To say that alumna Norma Padrón (MAE ’08) is passionate about health is an understatement.
Growing up in the Rio Grande Valley, Padrón witnessed firsthand how difficult it was for people to get access to healthcare. McAllen, Texas, where she was born, is one of the most expensive healthcare markets in the country, with the lowest income per capita yet the highest expenditures in healthcare, according to a 2009 article in The New Yorker.
“It’s a very poor area, and it was salient that healthcare was unaffordable. It was not uncommon for people to go over to the Mexican side of the border (to receive medical treatment) instead,” she said.
Those formative years made an obvious impact. Professor Charles Becker recalled Padrón’s personal research at Duke focused on the health outcomes of people on both sides of the U.S.-Mexico border. “A lot of students arrive and they don’t really know what they want to do. She came in with a much clearer sense of a research agenda,” said Becker, who mentored Padrón during her time as a student in the M.A. Economics (MAE) program.
As she moved along the academic path, earning both a master’s in public health from the Universitat Pompeu Fabra in Barcelona and later a Ph.D. in health economics from Yale, her interests evolved: from assessing the governance of health systems to her most current agenda, which is to design and evaluate population health strategies using clinical, claims, and publicly available data.
Padrón is an assistant professor at the Thomas Jefferson University College of Population Health, an academic institution based in Philadelphia, Penn., and associate director of the Main Line Health (MLHS) Center for Population Health Research. In the latter, which she affectionately refers to as her “day job,” Padrón supervises and conducts research on population health, health disparities, and health outcomes.

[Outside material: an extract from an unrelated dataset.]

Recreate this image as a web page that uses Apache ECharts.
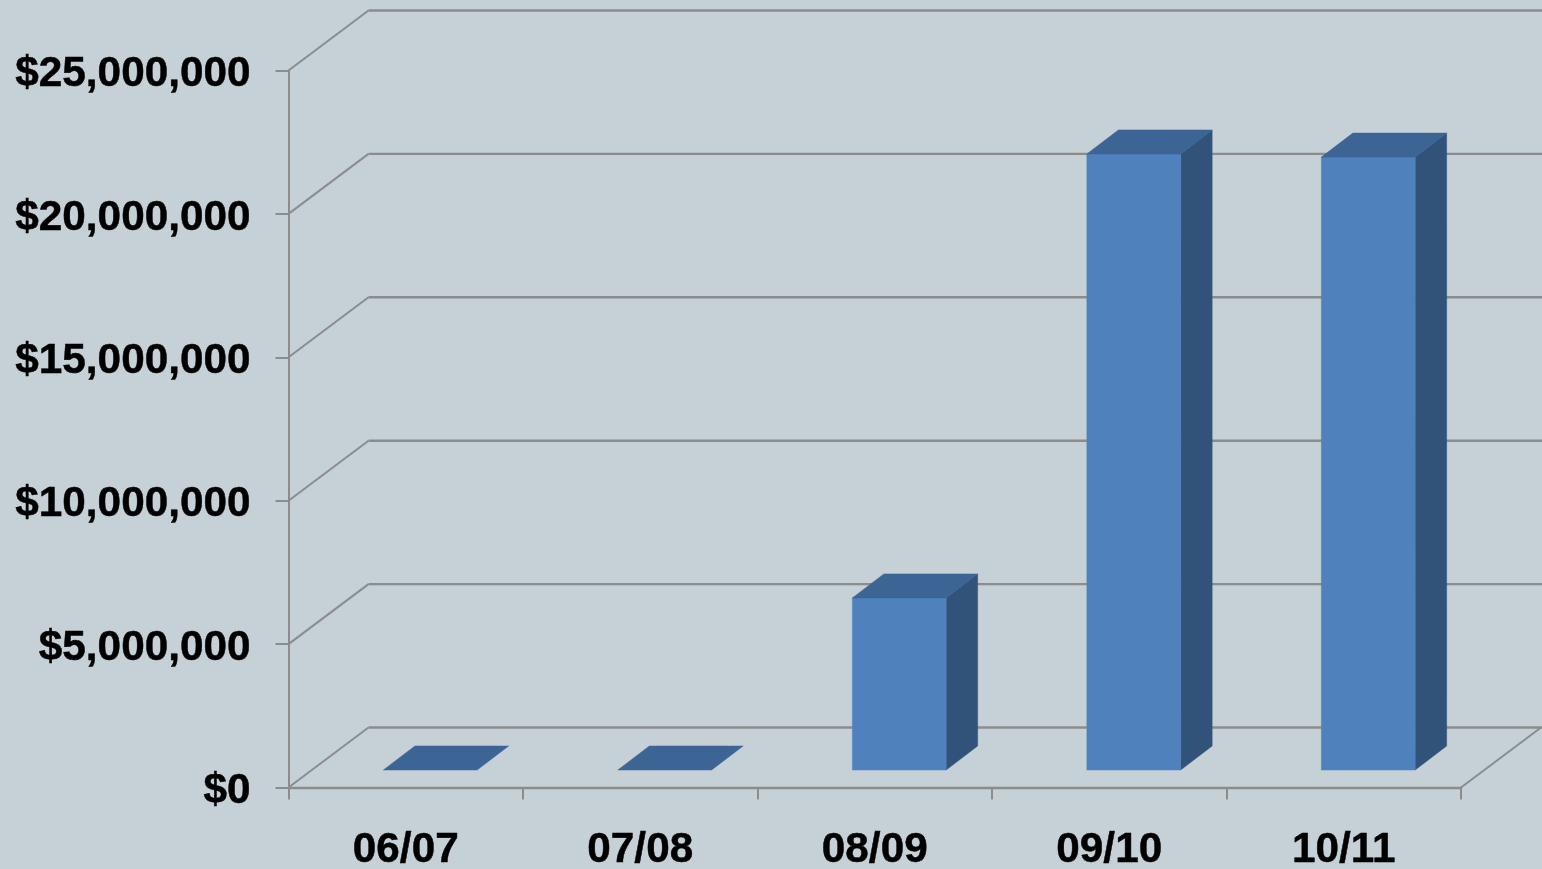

She looks at the big picture of population health, studying how economic, environmental, social, and policy issues can impact health outcomes of specific groups of people. To hear her speak about population health as it relates to healthcare delivery — and the role of economics within it — is to get a glimpse inside a rapidly evolving and increasingly complex system.
We finally have an intellectual consensus across fields and sectors that health is determined by factors beyond medical care, she said. “The work that I’m doing right now is a direct consequence of that consensus.”
This past summer, Padrón began a one-year term as chair of the Industry Advisory Board of the National Science Foundation’s Center for Health Organization Transformation (CHOT), an organization that bridges the gap between academia and industry to provide evidence-based research on tools, technologies, and best practices that healthcare industry leaders can implement within their organizations.
As someone with a foot in both worlds, she is uniquely well-suited for the job.
“Norma’s one of the few people who really understands issues related to healthcare from both the academic and health policy administration perspectives,” Becker said. “It’s incredible that someone who’s relatively early on in her career is doing this and doing it well. She has the perspective of someone twice her age.”
So what is an economist doing at one of the largest health systems in the Philadelphia region?
“I think some of the most interesting features of economics as a discipline — industrial organization, behavioral economics, supply and demand, contracts, and competition — are exhibited in health in a much more complex and exciting way,” she said. “What are the local policies that matter? What are the living conditions of patients? How can we design contracts for care that align incentives? These are the types questions people are asking now in population health.”
Padrón has spent the last decade answering such questions in her research as a health economist, and she has collaborated with healthcare decision makers to implement strategies that facilitate the delivery of optimal care.
Looking ahead, Padrón has her eye on work — research or otherwise — that leverages technology to improve equitable access to healthcare.
“I think a lot of the technologies today are mature enough to be valuable assets for those of us aiming to understand how to optimally design models of healthcare delivery,” she said. As with industrial jobs in the United States, technology is decentralizing the health labor market and changing the way health systems look and operate. “I think is an exciting space to be in, and we are still just at the start of understanding how to get health innovation beyond bench-to-bedside and to the places where people live, work, and play.”